Woodstock

Record Review

Woodstock 2 features Jimi Hendrix, Joan Baez, Butterfield Blues Band, Canned Heat, Crosby, Stills, Nash and Young, Jefferson Airplane, Melanie and Mountain.

It's more than just the leftovers from the first album. For a start the is a whole side, over 17 minutes of Hendrix; three tracks from CSN&Y, two from Melanie and Airplane and one from Baez. But is any of it REALLY worth over £4?

The star of this double set is undoubtedly Hendrix, sounding like at least two guitarists as he blazes through "Jam Back at the House", "Izabella" and "Get My Heart Back Together".

Airplane's "Saturday Afternoon Won't You Try" is a bit indifferent and "Eskimo Blue Day" is their best effort.

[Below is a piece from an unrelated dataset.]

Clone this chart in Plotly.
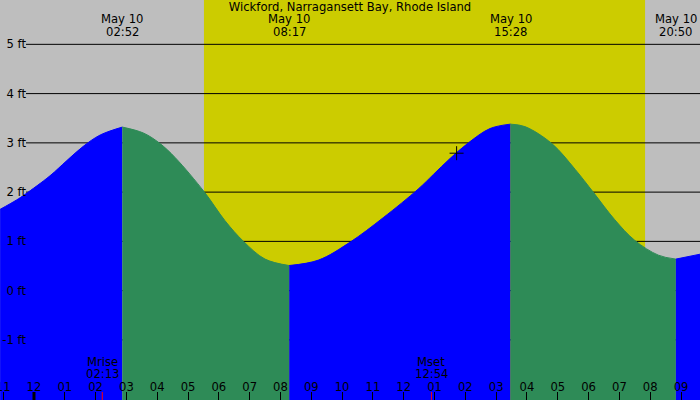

Joan Baez sings "Sweet Sir Galahad" beautifully while Melanie, sounding like a female equivalent of an early Dylan, wails through "My Beautiful People" and "Birthday Of The Sun"…….


Video Review

Woodstock: The Lost Performances.

Entertainment Weekly, Feb 14, 1992, by Mark Fleischmann

Three days of peace and music and squalor are a lot to fit into one movie. Among, this collection of performances that didn't make it into Woodstock, the movie, are four that did appear on Woodstock, the two albums: excruciating numbers by Canned Heat and Melanie, the infamous rain chant, plus a worthier reprise from. Crosby, Stills & Nash (too bad they blow the lyrics on Lennon-McCartney's "Blackbird"). The real finds are Joe Cocker's "Let's Go Get Stoned," Arlo Guthrie's whimsical cover of Dylan's "Walkin' Down the Line," in which he seems to have taken Cocker's advice, and Janis Joplin's torrid "Work Me Lord."